Los discos orquestales de pop son una práctica tan recurrente como dudosa, un esfuerzo por compatibilizar lenguajes en el que con alguna frecuencia se incurre en paradojas, incongruencias y contradicciones: las dos partes no tienen muy claro cómo actuar, acostumbran a mirarse con una mezcla de timidez y recelo, desconfían de las aportaciones del prójimo y no acaban de relajar la musculatura ni disfrutar de la experiencia. Son abundantes los ejemplos de ententes tan voluntariosas como envaradas: el artista pop pretende atribuirse un ringorrango atildado que no le favorece, mientras que el escuadrón de violinistas finolis apenas son capaces de disimular su solo relativo aprecio por tan circunstanciales compañeros de escenario.

 

Todo ello es bastante cierto, al menos como marco genérico para unas relaciones presididas tradicionalmente por las suspicacias. Pero la norma, como no podía ser de otra manera, ha de contar con excepciones. Y la de esta incursión de James en ese universo del atril, la partitura y la pajarita es una de ellas. De las más clamorosas.

 

En el fondo, la ya de por sí nutrida formación de Manchester integró casi de partida la inspiración sinfónica en su código genético. Lo suyo ha tenido desde siempre una aureola de pop sinfónico en ausencia de orquesta. Da igual que no conociéramos hasta ahora Laid, Top of the world o Say something con oropeles orquestales, porque aquellas ya eran páginas de pop enfático, pomposo y trascendental, contaban en espíritu con hipotéticas secciones de cuerda a las que se les olvidaba comparecer en el estudio de grabación.
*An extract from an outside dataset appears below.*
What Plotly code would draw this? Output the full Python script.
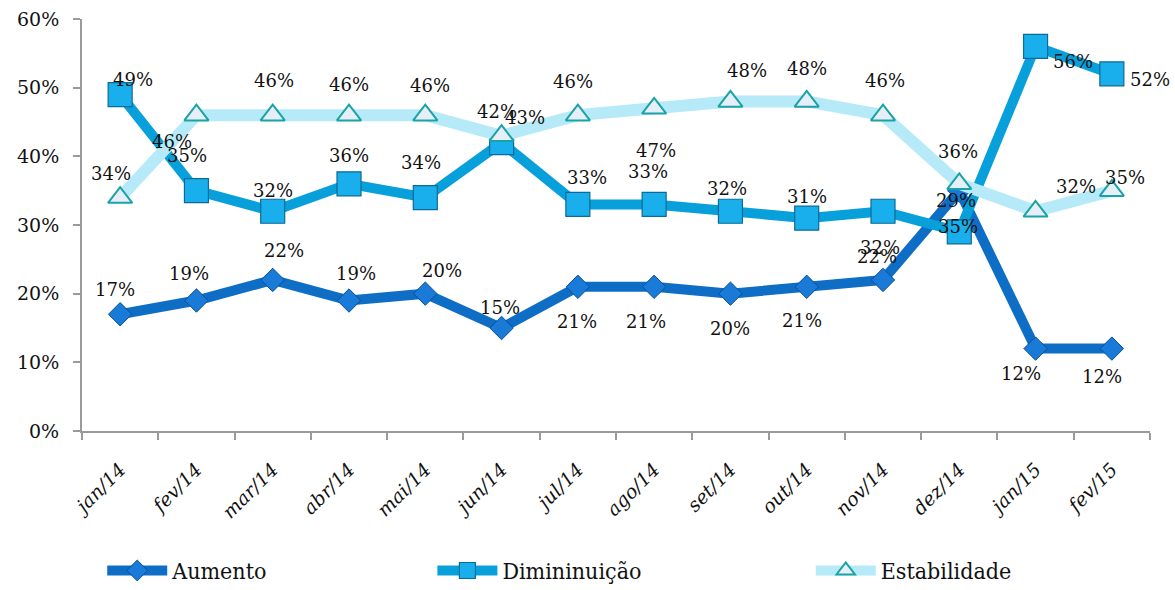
import plotly.graph_objects as go

# Monthly survey shares (%)
months = ["jan/14", "fev/14", "mar/14", "abr/14", "mai/14", "jun/14", "jul/14",
          "ago/14", "set/14", "out/14", "nov/14", "dez/14", "jan/15", "fev/15"]
aumento = [17, 19, 22, 19, 20, 15, 21, 21, 20, 21, 22, 35, 12, 12]
diminuicao = [49, 35, 32, 36, 34, 42, 33, 33, 32, 31, 32, 29, 56, 52]
estabilidade = [34, 46, 46, 46, 46, 43, 46, 47, 48, 48, 46, 36, 32, 35]

# Label offsets (px) from each point: (dx, dy), dy positive = upwards
off_aum = [(-5, 25), (-7, 27), (11, 29), (7, 27), (17, 23), (-2, 21), (-1, -35),
           (-8, -35), (0, -35), (-5, -34), (-6, 23), (-1, -36), (-15, -25), (-10, -28)]
off_dim = [(13, 15), (-9, 35), (0, 21), (0, 28), (-4, 35), (-5, 31), (9, 27),
           (-6, 33), (-3, 23), (0, 22), (-3, -36), (-3, 31), (37, -15), (38, -6)]
off_est = [(-9, 24), (-24, -26), (1, 35), (0, 31), (5, 30), (23, 18), (-5, 34),
           (2, -42), (17, 31), (0, 33), (2, 35), (-1, 32), (40, 25), (13, 13)]

FONT = "DejaVu Serif"

fig = go.Figure()

fig.add_trace(go.Scatter(
    x=months, y=aumento, name="Aumento", mode="lines+markers", legend="legend",
    line=dict(color="#0E6EC6", width=10),
    marker=dict(symbol="diamond", size=18, color="#1A7AD8",
                line=dict(color="#0A4F94", width=1)),
))
fig.add_trace(go.Scatter(
    x=months, y=diminuicao, name="Dimininuição", mode="lines+markers", legend="legend2",
    line=dict(color="#08A0DB", width=10),
    marker=dict(symbol="square", size=24, color="#19AFEC",
                line=dict(color="#0B6A96", width=1.2)),
))
fig.add_trace(go.Scatter(
    x=months, y=estabilidade, name="Estabilidade", mode="lines+markers", legend="legend3",
    line=dict(color="#B6EAF9", width=12),
    marker=dict(symbol="triangle-up", size=21, color="#E6EEF7",
                line=dict(color="#1AA3A6", width=2)),
))

annotations = []
for vals, offs in ((aumento, off_aum), (diminuicao, off_dim), (estabilidade, off_est)):
    for m, v, (dx, dy) in zip(months, vals, offs):
        annotations.append(dict(
            x=m, y=v, text=f"{v}%", showarrow=False,
            xshift=dx, yshift=dy, xanchor="center", yanchor="middle",
            font=dict(family=FONT, size=18, color="#111111"),
        ))


def legend_box(x):
    return dict(
        orientation="h", xref="container", yref="container",
        x=x, xanchor="left", y=0.033, yanchor="middle", itemwidth=60,
        font=dict(family="DejaVu Serif Condensed, DejaVu Serif", size=23, color="#111111"),
        bgcolor="rgba(0,0,0,0)",
    )


fig.update_layout(
    width=1175, height=590,
    margin=dict(l=82, r=25, t=19, b=159, autoexpand=False),
    paper_bgcolor="white", plot_bgcolor="white",
    annotations=annotations,
    showlegend=True,
    legend=legend_box(0.087),
    legend2=legend_box(0.368),
    legend3=legend_box(0.690),
)

fig.update_xaxes(
    type="category", range=[-0.5, 13.5], automargin=False,
    showline=True, linecolor="#9A9A9A", linewidth=2,
    ticks="outside", tickson="boundaries", ticklen=7, tickcolor="#9A9A9A", tickwidth=2,
    tickangle=-45, ticklabelstandoff=18, showgrid=False, zeroline=False,
    tickfont=dict(family="DejaVu Serif", size=19, color="#111111", style="italic"),
)
fig.update_yaxes(
    range=[0, 60], dtick=10, ticksuffix="%", automargin=False,
    showline=True, linecolor="#9A9A9A", linewidth=2,
    ticks="outside", ticklen=7, tickcolor="#9A9A9A", tickwidth=2,
    ticklabelstandoff=10, showgrid=False, zeroline=False,
    tickfont=dict(family=FONT, size=19, color="#111111"),
)

fig.write_html("out.html")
Era, digámoslo así, pop orquestal en elipsis, de manera que este encuentro con una sección orquestal de 22 integrantes (Orca 22), a los que se suman las ocho voces del Manchester Inspirational Voice Choir, materializa por fin una posibilidad que con el paso de los lustros se había convertido en alternativa clamorosa.

 

En total, sumando al noneto de partida, son 39 artistas los que convergieron el pasado 10 de julio de 2023 en el Odeón de Herodes, el histórico anfiteatro al aire libre junto a la Acrópolis de Atenas. Era una ocasión irrepetible en un marco incomparable, como habría escrito cualquier cronista clásico. Y, dejémoslo bien claro, Tim Booth y los suyos no desaprovecharon la oportunidad. Porque Live at the Acropolis refrenda las expectativas y ofrece dos horas holgadas de un recital que aspiraba de partida al éxtasis y termina resultando apoteósico. Y todo ello, sin trampas, maquillajes ni triquiñuelas: “Absolutely no fucking overdubs on this recording”, certifica el orgulloso anuncio de la contraportada para dejar claro que escuchamos la obra tal y como aconteció, sin correcciones o mejoras a posteriori.

 

Booth es un hombre de aspecto singular, intensidad emocional acreditada y muy bella voz cálida y solemne, y se le nota disfrutar tanto en cada fraseo que a ratos nos preguntamos cómo ha tardado tanto en procurarse una oportunidad de estas características. Quizá la formación mancuniana no quiso extraer de la baraja el comodín orquestal hasta que la ocasión fue tan magnificente como la de esta cita ateniense, pero las ansias y expectativas eran tan elevadas que la intensidad salta al oído desde la primera de las 26 canciones. Live at the Acropolis es pop engrandecido y apoteósico, pero no engolado. Y aunque hay ejemplos de reinvenciones radicales, como ese Sit down que se ralentiza y se vuelve trascendental frente al adorable chispazo instantáneo del original, lo más habitual es que las canciones no pierdan su esencia, sino que ganen en la excelencia del ropaje. Debería servir como ejemplo este doble elepé sobre cómo integrar la música clásica en la popular, aunque ya avisamos que pocos repertorios como el de James –y más aún después de tres décadas largas de álbumes entre los que escoger– son tan propicios para que la orquesta se haga hueco sobre las tablas.